Pekerja Miskin Jadi Korban, Dalang Belum Ditangkap
Kuasa hukum kedua terdakwa, H. Agus Margodono, dengan tegas menyatakan bahwa kliennya tidak memiliki niat jahat atau kesadaran bahwa mereka bekerja di kawasan hutan.
“Mereka hanya buruh yang dipekerjakan untuk membersihkan semak belukar di kebun sawit. Mereka tidak tahu bahwa kawasan itu termasuk HPT, dan itu pun bukan lagi hutan karena sudah lama berubah fungsi,” kata Agus.
Dalam nota pembelaannya (pledoi) pada sidang 3 Juli 2025, Agus menyoroti latar belakang sosial dan ekonomi kedua terdakwa. Faazi Laia diketahui memiliki seorang istri dan enam anak yang semuanya masih bersekolah, sementara adiknya Faatulo juga merupakan tulang punggung keluarga dengan lima anak yang kini terancam putus sekolah.
“Menjatuhkan hukuman kepada mereka justru memperpanjang penderitaan keluarga yang tidak tahu apa-apa. Ini bukan hanya persoalan hukum, ini soal keadilan sosial,” tegas Agus.
Tangis Keluarga yang Tak Didengar Negara
Di tengah persidangan dan jeratan hukum yang menimpa suaminya, istri Faazi mengungkapkan kesedihannya dalam bahasa Nias yang kemudian diterjemahkan oleh anggota keluarga.
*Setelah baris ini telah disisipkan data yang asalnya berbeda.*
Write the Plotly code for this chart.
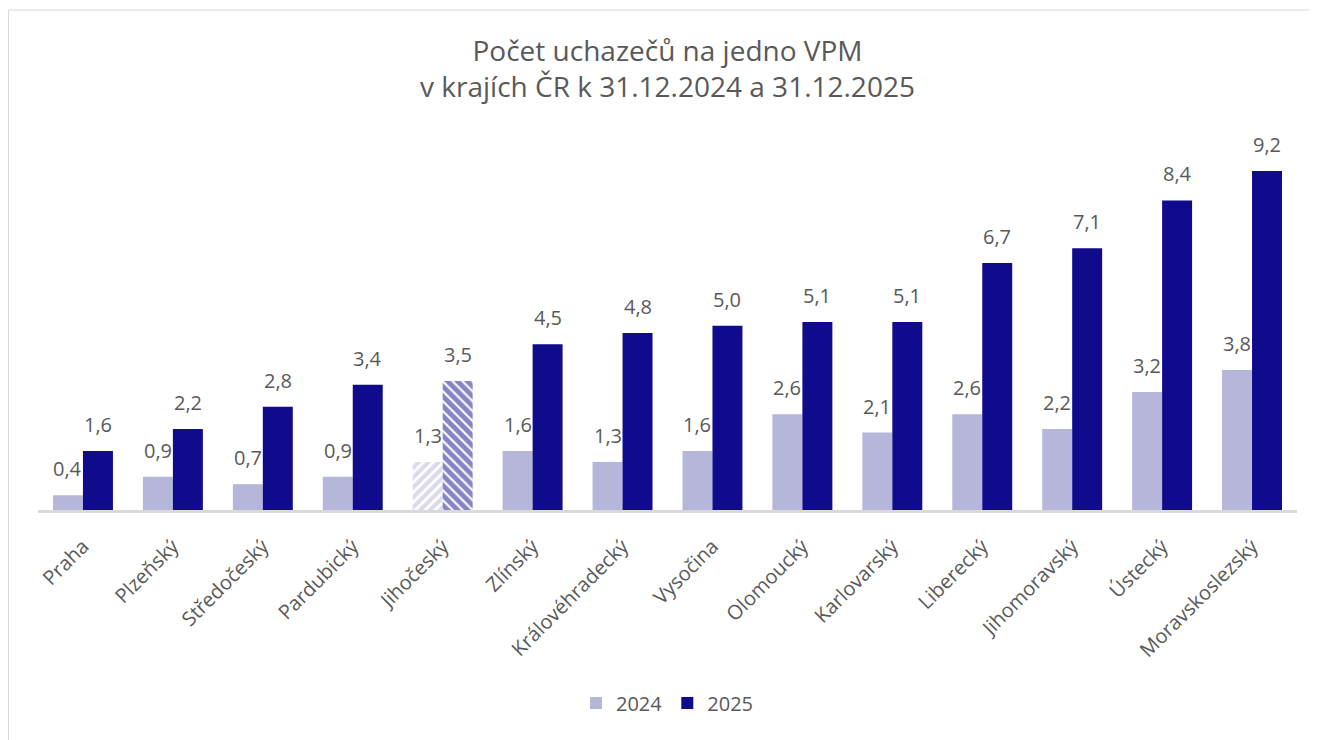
import plotly.graph_objects as go

regions = ["Praha", "Plzeňský", "Středočeský", "Pardubický", "Jihočeský", "Zlínský",
           "Královéhradecký", "Vysočina", "Olomoucký", "Karlovarský", "Liberecký",
           "Jihomoravský", "Ústecký", "Moravskoslezský"]
v2024 = [0.4, 0.9, 0.7, 0.9, 1.3, 1.6, 1.3, 1.6, 2.6, 2.1, 2.6, 2.2, 3.2, 3.8]
v2025 = [1.6, 2.2, 2.8, 3.4, 3.5, 4.5, 4.8, 5.0, 5.1, 5.1, 6.7, 7.1, 8.4, 9.2]
highlight = "Jihočeský"

C24 = "#B6B5DA"
C25 = "#100A8C"
TXT = "#595959"
FONT = "Open Sans"

W, H = 1317, 740
L, R, T, B = 30, 28, 122, 238
pw, ph = W - L - R, H - T - B
PX_PER_UNIT = 36.85
BAR_HALF = 15


def fmt(v):
    return f"{v:.1f}".replace(".", ",")


fig = go.Figure()
fig.add_trace(go.Bar(
    name="2024", x=regions, y=v2024,
    marker=dict(color=C24, line=dict(width=0),
                pattern=dict(shape=["/" if r == highlight else "" for r in regions],
                             fgcolor=C24, bgcolor="white", size=7, solidity=0.6)),
))
fig.add_trace(go.Bar(
    name="2025", x=regions, y=v2025,
    marker=dict(color=C25, line=dict(width=0),
                pattern=dict(shape=["\\" if r == highlight else "" for r in regions],
                             fgcolor=C25, bgcolor="white", size=7, solidity=0.72)),
))

annotations = []
for series, shift in ((v2024, -BAR_HALF), (v2025, BAR_HALF)):
    for r, v in zip(regions, series):
        annotations.append(dict(
            x=r, y=v, xref="x", yref="y", text=fmt(v), showarrow=False,
            xshift=shift, yshift=11, yanchor="bottom", xanchor="center",
            font=dict(family=FONT, size=20, color=TXT)))


def px_x(p):
    return (p - L) / pw


def px_y(p):
    return (H - B - p) / ph


fig.update_layout(
    width=W, height=H,
    margin=dict(l=L, r=R, t=T, b=B, autoexpand=False),
    paper_bgcolor="white", plot_bgcolor="white",
    barmode="group", bargap=1/3, bargroupgap=0,
    title=dict(text="Počet uchazečů na jedno VPM<br>v krajích ČR k 31.12.2024 a 31.12.2025",
               x=0.5, xanchor="center", xref="paper", y=1 - 53 / H, yanchor="top",
               font=dict(family=FONT, size=28, color=TXT)),
    font=dict(family=FONT, color=TXT),
    showlegend=True,
    legend=dict(orientation="h", x=0.5, xanchor="center", y=px_y(695), yanchor="middle",
                font=dict(size=20, color=TXT, family=FONT), traceorder="normal"),
    xaxis=dict(showline=True, linecolor="#D9D9D9", linewidth=2.5, ticks="",
               tickangle=-45, tickfont=dict(size=20, color=TXT, family=FONT),
               ticklabelstandoff=14, showgrid=False, automargin=False),
    yaxis=dict(visible=False, range=[0, ph / PX_PER_UNIT], showgrid=False, zeroline=False),
    annotations=annotations,
    shapes=[dict(type="rect", xref="paper", yref="paper",
                 x0=px_x(0.5), x1=px_x(W + 5), y0=px_y(H + 5), y1=px_y(2),
                 line=dict(color="#D9D9D9", width=1), layer="below")],
)

fig.write_html("out.html")
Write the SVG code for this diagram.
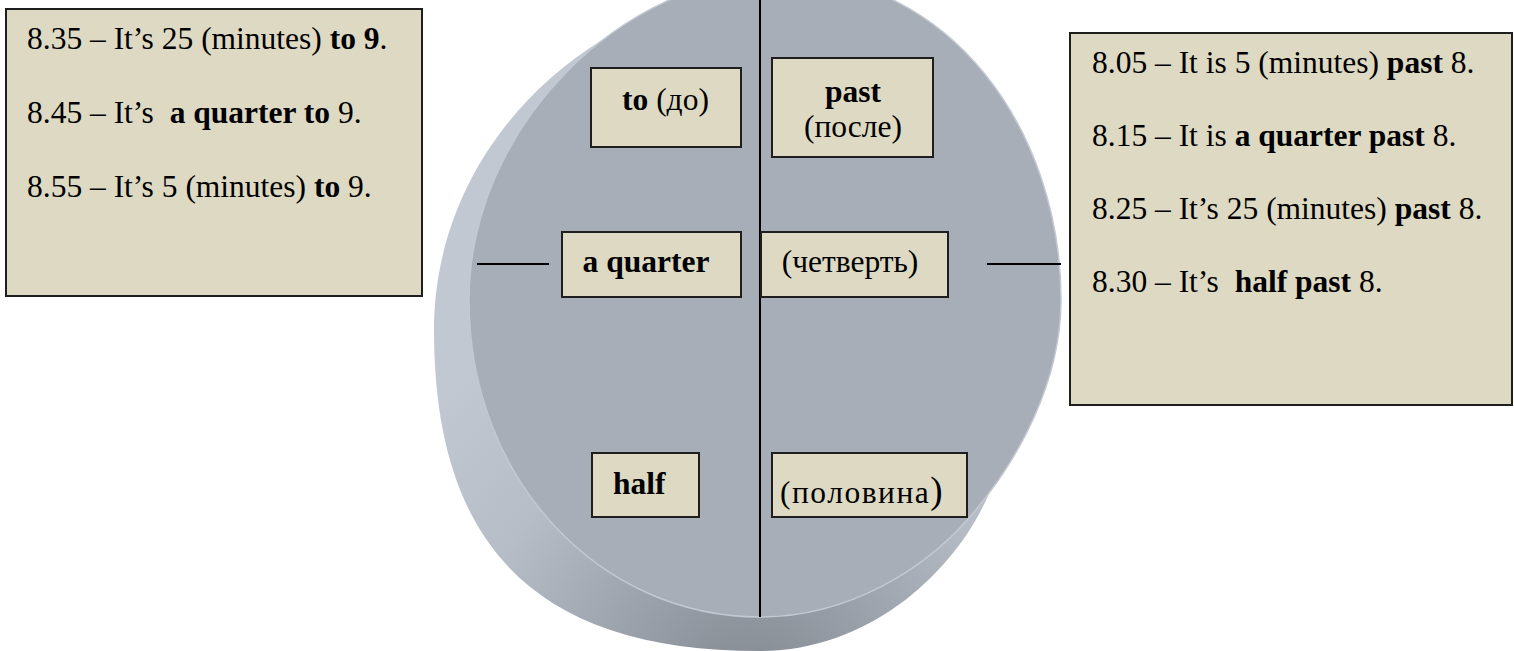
<svg xmlns="http://www.w3.org/2000/svg" width="1514" height="651" viewBox="0 0 1514 651">
<style>
.box{fill:#ddd9c3;stroke:#1e1e1e;stroke-width:2}
.t{font-family:"Liberation Serif","Times New Roman","DejaVu Serif",serif;font-size:31.5px;fill:#000}
.b{font-weight:bold}
.ln{stroke:#000;stroke-width:2;fill:none}
</style>
<defs>
<radialGradient id="side" gradientUnits="userSpaceOnUse" cx="750" cy="690" r="430">
<stop offset="0" stop-color="#838991"/>
<stop offset="0.3" stop-color="#9aa0a9"/>
<stop offset="0.65" stop-color="#b6bdc7"/>
<stop offset="1" stop-color="#c2c8d2"/>
</radialGradient>
</defs>
<rect width="1514" height="651" fill="#fff"/>
<g id="disc">
<path d="M 990,491 C 960,565 875,651 760,651 C 540,651 434,550 434,330 C 434,220 490,110 602,40 L 765,300 Z" fill="url(#side)"/>
<path d="M 760,617 C 600,617 469,480 469,300 C 469,130 620,-25 783,-25 C 950,-25 1061,130 1061,300 C 1061,380 1020,460 968,519 C 925,568 850,617 760,617 Z" fill="#a8aeb8" stroke="#c3c9d2" stroke-width="1.5"/>
</g>
<g id="connectors">
<line class="ln" x1="760" y1="0" x2="760" y2="617"/>
<line class="ln" x1="477" y1="264" x2="549" y2="264"/>
<line class="ln" x1="987" y1="264" x2="1061" y2="264"/>
</g>
<g id="left-box">
<rect class="box" x="6" y="9" width="416" height="287"/>
<text class="t" x="27" y="49" xml:space="preserve">8.35 – It’s 25 (minutes) <tspan class="b">to 9</tspan>.</text>
<text class="t" x="27" y="123" xml:space="preserve">8.45 – It’s  <tspan class="b">a quarter to</tspan> 9.</text>
<text class="t" x="27" y="197" xml:space="preserve">8.55 – It’s 5 (minutes) <tspan class="b">to</tspan> 9.</text>
</g>
<g id="right-box">
<rect class="box" x="1070" y="33" width="442" height="372"/>
<text class="t" x="1092" y="73" xml:space="preserve">8.05 – It is 5 (minutes) <tspan class="b">past</tspan> 8.</text>
<text class="t" x="1092" y="146" xml:space="preserve">8.15 – It is <tspan class="b">a quarter past</tspan> 8.</text>
<text class="t" x="1092" y="219" xml:space="preserve">8.25 – It’s 25 (minutes) <tspan class="b">past</tspan> 8.</text>
<text class="t" x="1092" y="292" xml:space="preserve">8.30 – It’s  <tspan class="b">half past</tspan> 8.</text>
</g>
<g id="to">
<rect class="box" x="591" y="68" width="150" height="79"/>
<text class="t" x="622" y="110"><tspan class="b">to</tspan> (до)</text>
</g>
<g id="past">
<rect class="box" x="772" y="58" width="161" height="99"/>
<text class="t b" x="853" y="102" text-anchor="middle">past</text>
<text class="t" x="853" y="137" text-anchor="middle">(после)</text>
</g>
<g id="quarter">
<rect class="box" x="562" y="232" width="179" height="65"/>
<text class="t b" x="646" y="272" text-anchor="middle">a quarter</text>
</g>
<g id="chetvert">
<rect class="box" x="761" y="232" width="187" height="65"/>
<text class="t" x="850" y="272" text-anchor="middle">(четверть)</text>
</g>
<g id="half">
<rect class="box" x="592" y="453" width="107" height="64"/>
<text class="t b" x="613" y="494">half</text>
</g>
<g id="polovina">
<rect class="box" x="772" y="453" width="195" height="64"/>
<text class="t" x="780" y="503"><tspan style="letter-spacing:1.5px">(половина</tspan><tspan style="font-size:37px">)</tspan></text>
</g>
</svg>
Ia berharap suaminya dibebaskan dan bisa kembali bekerja untuk menafkahi anak-anak mereka.
“Kami hanya ingin suami kami pulang dan anak-anak bisa kembali sekolah. Tolong tangkap orang yang menyuruh suami saya bekerja dan cari tahu siapa pemilik kebun sawit itu,” ucapnya dengan suara terbata-bata.
Kemana Arah Keadilan?
Kasus ini mencerminkan betapa hukum kerap tajam ke bawah dan tumpul ke atas. Dua buruh miskin dijadikan tumbal sistem yang tidak adil, sementara aktor utama yang memerintah dan mendapatkan keuntungan justru masih bebas berkeliaran.
Sudah saatnya aparat penegak hukum bergerak lebih serius menuntaskan kasus ini secara menyeluruh. Bukan hanya menghukum orang kecil, tapi juga menyeret para pengendali dan pemilik modal di balik alih fungsi kawasan hutan menjadi kebun sawit ilegal.
Publik kini menanti keberanian institusi hukum dalam menjawab keadilan. Apakah benar hukum akan berpihak pada kebenaran dan kemanusiaan? Ataukah kembali tunduk pada uang dan kekuasaan?